Your objective: From the first line of the data below through the line holding "const rightYTicks = [-5.5, -5, -4.5, -4, -3.5, -3];", output each line exactly and leave the pictures out.

----------

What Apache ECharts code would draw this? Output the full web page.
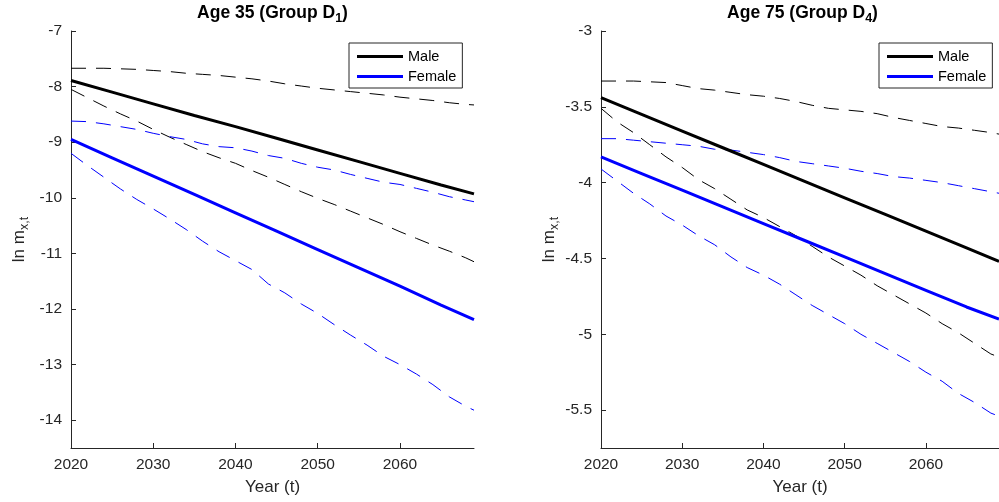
<!DOCTYPE html>
<html>
<head>
<meta charset="utf-8">
<script src="https://cdn.jsdelivr.net/npm/echarts@6/dist/echarts.min.js"></script>
<style>html,body{margin:0;padding:0;background:#fff}#c{width:999px;height:502px}</style>
</head>
<body>
<div id="c"></div>
<script>
// ---- data ----
const solidYears = [2020, 2025, 2030, 2035, 2040, 2045, 2050, 2055, 2060, 2065, 2069];
const dashYears = [2020, 2022, 2024, 2026, 2028, 2030, 2032, 2034, 2036, 2038, 2040, 2042, 2044, 2046, 2048, 2050, 2052, 2054, 2056, 2058, 2060, 2062, 2064, 2066, 2068, 2069];
const xTicks = [2020, 2030, 2040, 2050, 2060];
const leftYTicks = [-14, -13, -12, -11, -10, -9, -8, -7];
const rightYTicks = [-5.5, -5, -4.5, -4, -3.5, -3];

// Age 35 (left)
const age35Male = [-7.89, -8.10, -8.31, -8.52, -8.72, -8.93, -9.14, -9.35, -9.56, -9.77, -9.93];
const age35Female = [-8.95, -9.28, -9.61, -9.94, -10.27, -10.60, -10.93, -11.26, -11.59, -11.93, -12.19];
const age35MaleUpper = [-7.67, -7.67, -7.67, -7.68, -7.69, -7.71, -7.73, -7.76, -7.78, -7.80, -7.83, -7.86, -7.90, -7.95, -7.99, -8.03, -8.06, -8.09, -8.12, -8.15, -8.19, -8.22, -8.25, -8.29, -8.32, -8.33];
const age35MaleLower = [-8.05, -8.20, -8.35, -8.49, -8.62, -8.77, -8.91, -9.04, -9.17, -9.28, -9.38, -9.51, -9.63, -9.76, -9.89, -10.01, -10.12, -10.24, -10.36, -10.48, -10.61, -10.73, -10.85, -10.96, -11.08, -11.15];
const age35FemaleUpper = [-8.62, -8.63, -8.67, -8.72, -8.77, -8.84, -8.90, -8.95, -9.03, -9.08, -9.10, -9.16, -9.24, -9.29, -9.38, -9.45, -9.50, -9.58, -9.65, -9.72, -9.76, -9.83, -9.90, -9.98, -10.04, -10.07];
const age35FemaleLower = [-9.20, -9.42, -9.63, -9.84, -10.03, -10.20, -10.38, -10.57, -10.78, -10.97, -11.13, -11.29, -11.55, -11.71, -11.91, -12.08, -12.28, -12.47, -12.65, -12.85, -13.00, -13.17, -13.36, -13.58, -13.75, -13.82];

// Age 75 (right)
const age75Male = [-3.44, -3.55, -3.66, -3.77, -3.88, -3.99, -4.10, -4.21, -4.32, -4.43, -4.52];
const age75Female = [-3.83, -3.94, -4.05, -4.16, -4.27, -4.38, -4.49, -4.60, -4.71, -4.82, -4.90];
const age75MaleUpper = [-3.33, -3.33, -3.33, -3.335, -3.34, -3.36, -3.38, -3.39, -3.405, -3.42, -3.43, -3.445, -3.465, -3.49, -3.51, -3.52, -3.53, -3.545, -3.57, -3.59, -3.61, -3.63, -3.64, -3.655, -3.67, -3.68];
const age75MaleLower = [-3.51, -3.60, -3.67, -3.75, -3.83, -3.90, -3.98, -4.04, -4.11, -4.18, -4.23, -4.29, -4.35, -4.42, -4.49, -4.55, -4.61, -4.68, -4.74, -4.80, -4.86, -4.93, -4.99, -5.06, -5.13, -5.15];
const age75FemaleUpper = [-3.71, -3.71, -3.72, -3.73, -3.74, -3.75, -3.76, -3.78, -3.785, -3.80, -3.815, -3.835, -3.86, -3.875, -3.89, -3.905, -3.925, -3.94, -3.96, -3.97, -3.985, -4.00, -4.02, -4.04, -4.06, -4.07];
const age75FemaleLower = [-3.91, -3.99, -4.07, -4.14, -4.22, -4.28, -4.35, -4.41, -4.49, -4.56, -4.61, -4.67, -4.74, -4.81, -4.87, -4.93, -5.00, -5.06, -5.12, -5.18, -5.25, -5.31, -5.39, -5.45, -5.52, -5.54];

// ---- chart ----
const FONT = 'Liberation Sans, Arial, Helvetica, sans-serif';
const AX = '#262626';
const pair = (xs, ys) => xs.map((x, i) => [x, ys[i]]);

function xAxis(gi) {
  return {
    type: 'value', gridIndex: gi, min: 2020, max: 2069,
    name: 'Year (t)', nameLocation: 'middle', nameGap: 31,
    nameTextStyle: { fontFamily: FONT, fontSize: 17, color: AX },
    axisLine: { show: true, lineStyle: { color: AX, width: 1 } },
    axisTick: { show: true, inside: true, length: 5, customValues: xTicks, lineStyle: { color: AX } },
    axisLabel: { fontFamily: FONT, fontSize: 15.5, color: AX, margin: 9, customValues: xTicks, formatter: v => String(v) },
    splitLine: { show: false }
  };
}
function yAxis(gi, mn, mx, ticks) {
  return {
    type: 'value', gridIndex: gi, min: mn, max: mx,
    name: '{m|ln m}{s|x,t}', nameLocation: 'middle', nameGap: 40,
    nameTextStyle: {
      fontFamily: FONT, color: AX,
      rich: {
        m: { fontFamily: FONT, fontSize: 17, color: AX, lineHeight: 24 },
        s: { fontFamily: FONT, fontSize: 12.5, color: AX, lineHeight: 12, verticalAlign: 'bottom' }
      }
    },
    axisLine: { show: true, lineStyle: { color: AX, width: 1 } },
    axisTick: { show: true, inside: true, length: 5, customValues: ticks, lineStyle: { color: AX } },
    axisLabel: { fontFamily: FONT, fontSize: 15.5, color: AX, margin: 9, customValues: ticks, formatter: v => String(v) },
    splitLine: { show: false }
  };
}
function dashed(name, gi, ys, color) {
  return {
    name: name, type: 'line', xAxisIndex: gi, yAxisIndex: gi,
    data: pair(dashYears, ys), symbol: 'none', silent: true,
    lineStyle: { color: color, width: 1, type: [15, 10] }, z: 2
  };
}
function solid(name, gi, ys, color) {
  return {
    name: name, type: 'line', xAxisIndex: gi, yAxisIndex: gi,
    data: pair(solidYears, ys), symbol: 'none', silent: true,
    itemStyle: { color: color },
    lineStyle: { color: color, width: 3 }, z: 3
  };
}
const titleRich = {
  b: { fontFamily: FONT, fontSize: 17.5, fontWeight: 'bold', color: '#000', lineHeight: 24 },
  s: { fontFamily: FONT, fontSize: 12.5, fontWeight: 'bold', color: '#000', lineHeight: 12, verticalAlign: 'bottom' }
};
function legend(left) {
  return {
    data: [{ name: 'Male', icon: 'rect' }, { name: 'Female', icon: 'rect' }],
    orient: 'vertical', left: left, top: 43,
    padding: [6, 6, 4, 8], itemGap: 5, itemWidth: 46, itemHeight: 3,
    backgroundColor: '#fff', borderColor: AX, borderWidth: 1, borderRadius: 0,
    textStyle: { fontFamily: FONT, fontSize: 14.5, color: '#000', lineHeight: 14 },
    selectedMode: false
  };
}

const chart = echarts.init(document.getElementById('c'), null, { renderer: 'canvas' });
chart.setOption({
  animation: false,
  backgroundColor: '#fff',
  title: [
    { text: '{b|Age 35 (Group D}{s|1}{b|)}', left: 272.5, top: 1, textAlign: 'center', padding: 0, textStyle: { rich: titleRich } },
    { text: '{b|Age 75 (Group D}{s|4}{b|)}', left: 802.5, top: 1, textAlign: 'center', padding: 0, textStyle: { rich: titleRich } }
  ],
  legend: [legend(349), legend(879)],
  grid: [
    { left: 71, top: 31, width: 403, height: 417, containLabel: false },
    { left: 601, top: 31, width: 403, height: 417, containLabel: false }
  ],
  xAxis: [xAxis(0), xAxis(1)],
  yAxis: [yAxis(0, -14.5, -7, leftYTicks), yAxis(1, -5.75, -3, rightYTicks)],
  series: [
    dashed('Male band', 0, age35MaleUpper, '#000'),
    dashed('Male band', 0, age35MaleLower, '#000'),
    dashed('Female band', 0, age35FemaleUpper, '#0000ff'),
    dashed('Female band', 0, age35FemaleLower, '#0000ff'),
    solid('Male', 0, age35Male, '#000'),
    solid('Female', 0, age35Female, '#0000ff'),
    dashed('Male band', 1, age75MaleUpper, '#000'),
    dashed('Male band', 1, age75MaleLower, '#000'),
    dashed('Female band', 1, age75FemaleUpper, '#0000ff'),
    dashed('Female band', 1, age75FemaleLower, '#0000ff'),
    solid('Male', 1, age75Male, '#000'),
    solid('Female', 1, age75Female, '#0000ff')
  ]
});
</script>
</body>
</html>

----------

Problem solution:
What Apache ECharts code would draw this? Output the full web page.
<!DOCTYPE html>
<html>
<head>
<meta charset="utf-8">
<script src="https://cdn.jsdelivr.net/npm/echarts@6/dist/echarts.min.js"></script>
<style>html,body{margin:0;padding:0;background:#fff}#c{width:999px;height:502px}</style>
</head>
<body>
<div id="c"></div>
<script>
// ---- data ----
const solidYears = [2020, 2025, 2030, 2035, 2040, 2045, 2050, 2055, 2060, 2065, 2069];
const dashYears = [2020, 2022, 2024, 2026, 2028, 2030, 2032, 2034, 2036, 2038, 2040, 2042, 2044, 2046, 2048, 2050, 2052, 2054, 2056, 2058, 2060, 2062, 2064, 2066, 2068, 2069];
const xTicks = [2020, 2030, 2040, 2050, 2060];
const leftYTicks = [-14, -13, -12, -11, -10, -9, -8, -7];
const rightYTicks = [-5.5, -5, -4.5, -4, -3.5, -3];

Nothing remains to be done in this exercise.